Review: Pirates of the Caribbean Online

Rating: ★★★★☆
www.piratesonline.com

Let’s face it, most of us don’t live the sort of lives that allow us to indulge our love of piracy – we don’t own sloops with cannons, we can’t walk around our neighborhoods with swords strapped to our hips, and so on. This is where Massive Multiplayer Online Role-Playing Games (MMO) are such a wonderful modern creation. For those not familiar with the concept, an MMO is essentially an online world where you create a character and do whatever it is you wish you could be doing in real life. For people like us, this usually means looting and pillaging.

Disney’s Pirates of the Caribbean Online is a relatively young MMO – it’s only been live for a few months and is still growing and developing to best suit the desires of its players. In it, you create a pirate character – male or female – and customize their look to suit your tastes. The characters are a little cartoony, with the menfolk being rather burely and the girls leaning towards the cutesy, but this works well enough considering that the game itself is a bit fantastic and cartoony, rather than attempting to mimick reality outright.

Early game play is carefully guided by local non-player townsfolk, including some memorable faces from the Pirates of the Caribbean movies. Initial missions help you earn and learn the arts of cutlass, sailing, cannons, and pistols. It’s not long before the gameplay frees up, at which point you can continue on the main storyline quests (which get increasingly more difficult), but can also engage in ingame “extracurricular” activities to expand your skills and wealth. Things such as sailing and gambling can be done between yourself and ingame characters, but grow much more rewarding (and more fun) when you work alongside other players – real people you can interract with, learn from, chat with, etc. What you can’t do, noteably, is stab them and steal their money. This is a Disney game, after all, and Disney has made a great effort in keeping this game fun and safe for all, without sacrificing the piratey feel. There’s plenty of fighting, mind you, but you’re not allowed to shoot other humans (real or ingame), and cutlass attacks to foes merely result in the enemy falling down and dissappearing – no bloodshed involved. Of course, if the enemy bests you instead, you fall down and land in prison, being none the worse for wear except being “groggy” for a while, resulting in slowed reaction and health.

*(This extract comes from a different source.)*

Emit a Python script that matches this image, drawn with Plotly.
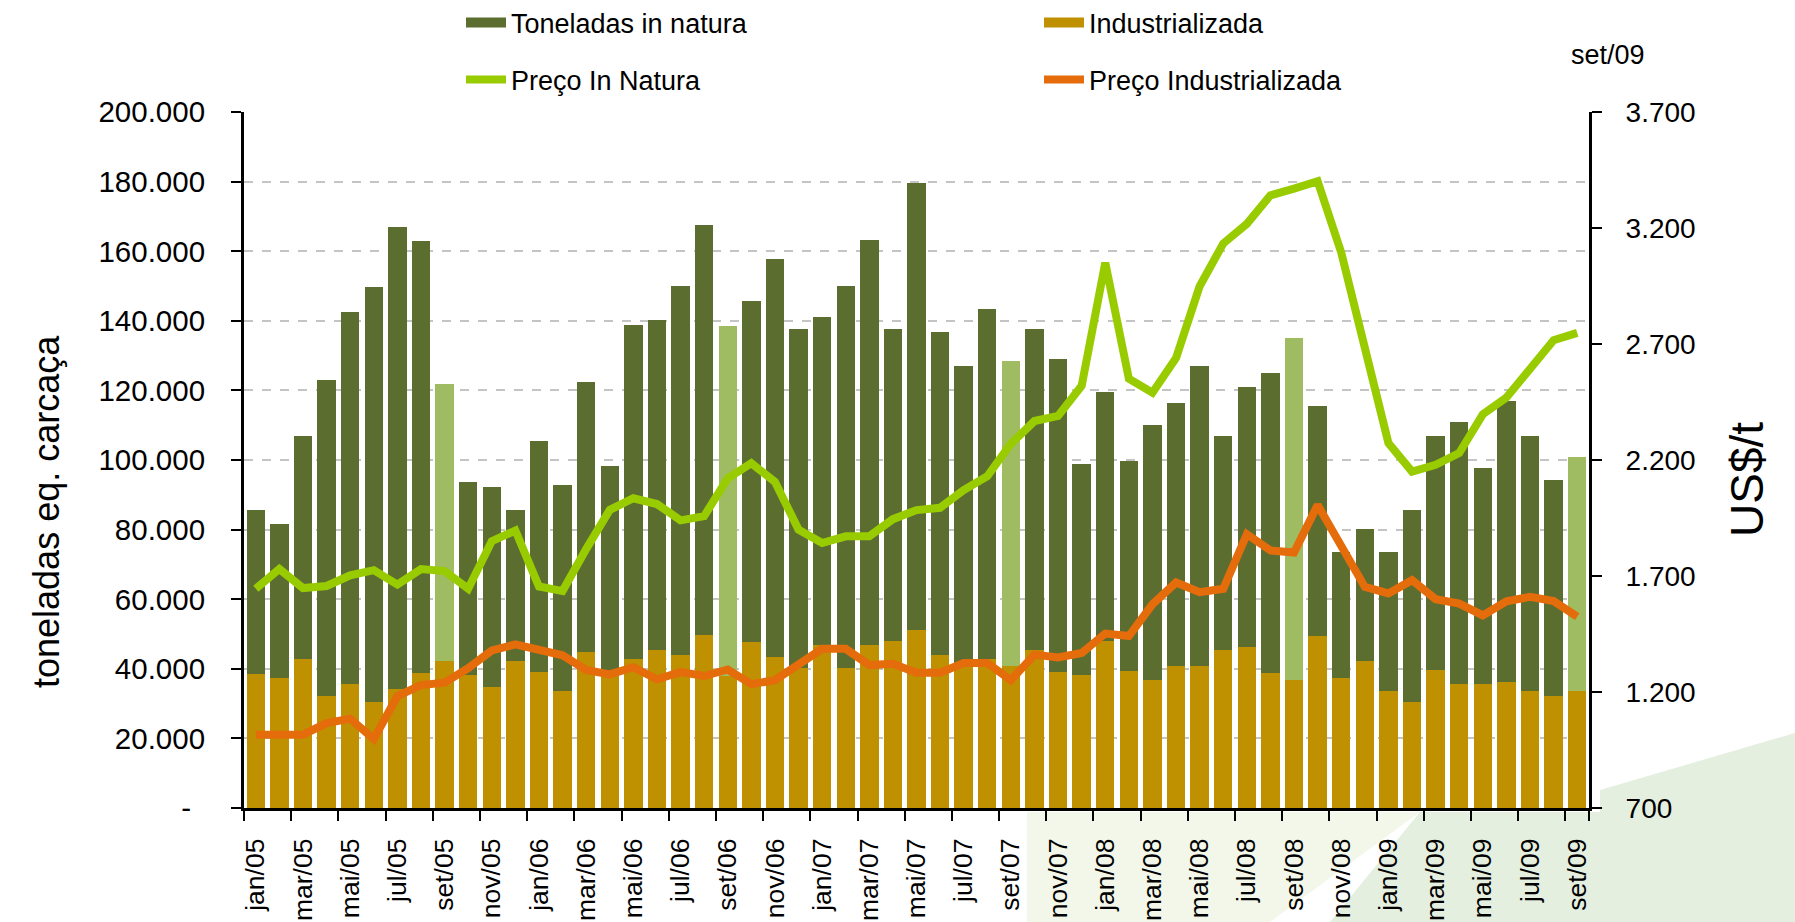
import plotly.graph_objects as go

meses = [
    "jan/05", "fev/05", "mar/05", "abr/05", "mai/05", "jun/05", "jul/05", "ago/05", "set/05", "out/05", "nov/05", "dez/05",
    "jan/06", "fev/06", "mar/06", "abr/06", "mai/06", "jun/06", "jul/06", "ago/06", "set/06", "out/06", "nov/06", "dez/06",
    "jan/07", "fev/07", "mar/07", "abr/07", "mai/07", "jun/07", "jul/07", "ago/07", "set/07", "out/07", "nov/07", "dez/07",
    "jan/08", "fev/08", "mar/08", "abr/08", "mai/08", "jun/08", "jul/08", "ago/08", "set/08", "out/08", "nov/08", "dez/08",
    "jan/09", "fev/09", "mar/09", "abr/09", "mai/09", "jun/09", "jul/09", "ago/09", "set/09",
]

# toneladas eq. carcaça
industrializada = [
    38500, 37500, 42900, 32200, 35600, 30400, 34200, 38800, 42200, 38300, 34900, 42200,
    39100, 33600, 44700, 39500, 42700, 45300, 44000, 49800, 38000, 47800, 43400, 40300,
    46700, 40300, 46700, 47900, 51200, 44100, 41700, 42700, 40800, 45300, 39000, 38300,
    48100, 39500, 36900, 40900, 40900, 45500, 46300, 38900, 36800, 49500, 37500, 42300,
    33600, 30400, 39600, 35700, 35700, 36200, 33600, 32300, 33600,
]
in_natura = [
    47100, 44100, 64000, 90700, 106800, 119300, 132800, 124200, 79500, 55300, 57400, 43400,
    66400, 59300, 77600, 58900, 96200, 95000, 106100, 117800, 100400, 97800, 114500, 97400,
    94300, 109800, 116600, 89800, 128500, 92800, 85300, 100800, 87600, 92300, 89900, 60600,
    71400, 60100, 73300, 75400, 86100, 61500, 74700, 86000, 98400, 66100, 36100, 38000,
    40000, 55200, 67400, 75200, 62000, 80700, 73400, 62000, 67400,
]

# US$/t
preco_in_natura = [
    1645, 1730, 1648, 1657, 1703, 1725, 1663, 1730, 1721, 1645, 1850, 1896,
    1655, 1635, 1816, 1985, 2035, 2010, 1940, 1958, 2121, 2186, 2106, 1900,
    1842, 1871, 1871, 1945, 1984, 1994, 2070, 2130, 2270, 2368, 2390, 2520,
    3050, 2550, 2490, 2640, 2949, 3133, 3218, 3341, 3370, 3402, 3094, 2673,
    2273, 2150, 2179, 2230, 2397, 2469, 2586, 2716, 2748,
]
preco_industrializada = [
    1016, 1016, 1016, 1066, 1085, 997, 1182, 1230, 1240, 1303, 1379, 1405,
    1383, 1358, 1295, 1276, 1307, 1255, 1286, 1269, 1297, 1234, 1251, 1316,
    1386, 1386, 1316, 1322, 1283, 1283, 1325, 1325, 1251, 1361, 1349, 1368,
    1452, 1441, 1578, 1672, 1630, 1645, 1880, 1810, 1801, 2006, 1834, 1653,
    1625, 1682, 1600, 1581, 1530, 1591, 1610, 1592, 1525,
]

meses_destaque = ["set/05", "set/06", "set/07", "set/08", "set/09"]
rotulos_x = meses[::2]

y1_ticks = [0, 20000, 40000, 60000, 80000, 100000, 120000, 140000, 160000, 180000, 200000]
y1_text = ["-\u00a0\u2009", "20.000", "40.000", "60.000", "80.000", "100.000", "120.000",
           "140.000", "160.000", "180.000", "200.000"]
y2_ticks = [700, 1200, 1700, 2200, 2700, 3200, 3700]
y2_text = ["700", "1.200", "1.700", "2.200", "2.700", "3.200", "3.700"]

VERDE = "#5B6E30"
VERDE_CLARO = "#A0BC62"
OURO = "#BF9000"
LIMA = "#99CC00"
LARANJA = "#E46C0A"
FONT = "Liberation Sans, Arial, sans-serif"

cores_natura = [VERDE_CLARO if m in meses_destaque else VERDE for m in meses]

W, H = 1795, 922
L, R, T, B = 244, 1589, 112, 808


def px(x):
    return (x - L) / (R - L)


def py(y):
    return (B - y) / (B - T)


fig = go.Figure()
fig.add_bar(x=meses, y=industrializada, name="Industrializada", marker=dict(color=OURO, line=dict(width=0)),
            showlegend=False)
fig.add_bar(x=meses, y=in_natura, name="Toneladas in natura", marker=dict(color=cores_natura, line=dict(width=0)),
            showlegend=False)
fig.add_scatter(x=meses, y=preco_in_natura, yaxis="y2", mode="lines", name="Preço In Natura",
                line=dict(color=LIMA, width=8), legend="legend2", legendrank=1)
fig.add_scatter(x=meses, y=preco_industrializada, yaxis="y2", mode="lines", name="Preço Industrializada",
                line=dict(color=LARANJA, width=8), legend="legend2", legendrank=2)
# legend keys for the bar series (wide rectangular swatches like the original)
fig.add_scatter(x=[None], y=[None], mode="lines", name="Toneladas in natura",
                line=dict(color=VERDE, width=14), legend="legend", legendrank=1, hoverinfo="skip")
fig.add_scatter(x=[None], y=[None], mode="lines", name="Industrializada",
                line=dict(color=OURO, width=14), legend="legend", legendrank=2, hoverinfo="skip")


def poly(points):
    return "M " + " L ".join(f"{px(a):.4f},{py(b):.4f}" for a, b in points) + " Z"


shapes = [
    dict(type="path", xref="paper", yref="paper", layer="below", line=dict(width=0), fillcolor="#F2F7EA",
         path=poly([(1027, 812), (1027, 922), (1270, 922), (1420, 812)])),
    dict(type="path", xref="paper", yref="paper", layer="below", line=dict(width=0), fillcolor="#E4EFE0",
         path=poly([(1330, 922), (1420, 812), (1600, 812), (1600, 790), (1795, 733), (1795, 922)])),
]

legend_common = dict(orientation="h", xref="container", yref="container", xanchor="left", yanchor="middle",
                     entrywidth=523, entrywidthmode="pixels",
                     font=dict(family=FONT, size=27, color="black"), bgcolor="rgba(0,0,0,0)",
                     traceorder="normal", itemwidth=40)

fig.update_layout(
    width=W, height=H,
    margin=dict(l=L, r=W - R, t=T, b=H - B, pad=0, autoexpand=False),
    paper_bgcolor="white", plot_bgcolor="rgba(0,0,0,0)",
    barmode="stack", bargap=0.22,
    font=dict(family=FONT, size=28, color="black"),
    showlegend=True,
    legend=dict(x=461 / W, y=1 - 23 / H, **legend_common),
    legend2=dict(x=461 / W, y=1 - 80 / H, **legend_common),
    shapes=shapes,
    xaxis=dict(type="category", categoryorder="array", categoryarray=meses, tickvals=rotulos_x,
               tickangle=-90, tickson="boundaries", ticks="outside", ticklen=10, tickwidth=2, tickcolor="black",
               showline=True, linecolor="black", linewidth=3, showgrid=False, zeroline=False, automargin=False,
               tickfont=dict(family=FONT, size=26.5), ticklabelstandoff=17),
    yaxis=dict(range=[0, 200000], tickvals=y1_ticks, ticktext=y1_text, showgrid=True, gridcolor="#C4C4C4",
               griddash="dash", gridwidth=2, showline=True, linecolor="black", linewidth=3, ticks="outside",
               ticklen=10, tickwidth=2, tickcolor="black", zeroline=False, automargin=False,
               tickfont=dict(family=FONT, size=29.5), ticklabelstandoff=20),
    yaxis2=dict(range=[700, 3700], overlaying="y", side="right", tickvals=y2_ticks, ticktext=y2_text,
                showgrid=False, showline=True, linecolor="black", linewidth=3, ticks="outside", ticklen=10,
                tickwidth=2, tickcolor="black", zeroline=False, automargin=False,
                tickfont=dict(family=FONT, size=28), ticklabelstandoff=18),
    annotations=[
        dict(text="toneladas eq. carcaça", xref="paper", yref="paper", x=px(46), y=py(511), textangle=-90,
             showarrow=False, xanchor="center", yanchor="middle", font=dict(family=FONT, size=36)),
        dict(text="US$/t", xref="paper", yref="paper", x=px(1747), y=py(479), textangle=-90,
             showarrow=False, xanchor="center", yanchor="middle", font=dict(family=FONT, size=46)),
        dict(text="set/09", xref="paper", yref="paper", x=px(1608), y=py(55), showarrow=False,
             xanchor="center", yanchor="middle", font=dict(family=FONT, size=27)),
    ],
)

fig.write_html("out.html", config={"displayModeBar": False},
               post_script="document.body.style.margin='0';document.body.style.overflow='hidden';")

Pirates of the Caribbean Online is a very fun game, especially for newcomers to the MMO genre – or for folks who just don’t have the time to invest in a more involved MMO such as Pirates of the Burning Sea. It has surprisingly low hardware requirements compared to other MMOs, but PotC Online’s strength is also its curse – the simplicity of gameplay and missions makes it easy for all ages to enjoy, and doesn’t much penalize those who’s real world time commitments only allow them to play in small doses. But more mature players who want a full emmersion experience may quickly grow bored – the world is small, consisting of only four real cities, and a dozen or so smaller locations. Also, missions can tend to get very repetative, with countless errand-boy style challenges that bear little that’s new from previously completed goals (if defeating 5 skeletons is fun for a 2nd level player, defeating 50 isn’t necessarily anything new for a 20th level.)

PotC Online’s weakness aside, the game remains fun and charming. If missions get old, there is still much to be said for logging on after a hard day at work and meeting your friends to shoot cannons at the Navy for a couple of hours. And the game developers are clearly working to expand the game’s variety and playability – new clothing, haircuts, and tattoos were just added as ingame features (previously you were stuck with the look you chose at the beginning), and interviews have implied that new locations and missions are currently in the works.

2 thoughts on “Review: Pirates of the Caribbean Online

  1. My biggest complaint with PotC Online right now is that they have restricted an enormous amount of the game if you do not pay the monthly subscription fee. For players who have no issue with this, that’s all fine and dandy. But for people who were initially drawn to the game because it was advertised as free, this is rather irritating. Without membership, you are limited to only have lvl5 in any of the skills, and some skills are off limits. You cannot customize your character any further than what you start out with, and you are limited to only the light sloop and light galleon for your ships. If you want any of the other 7 ships, you have to get a membership.

    Otherwise, it is quite enjoyable.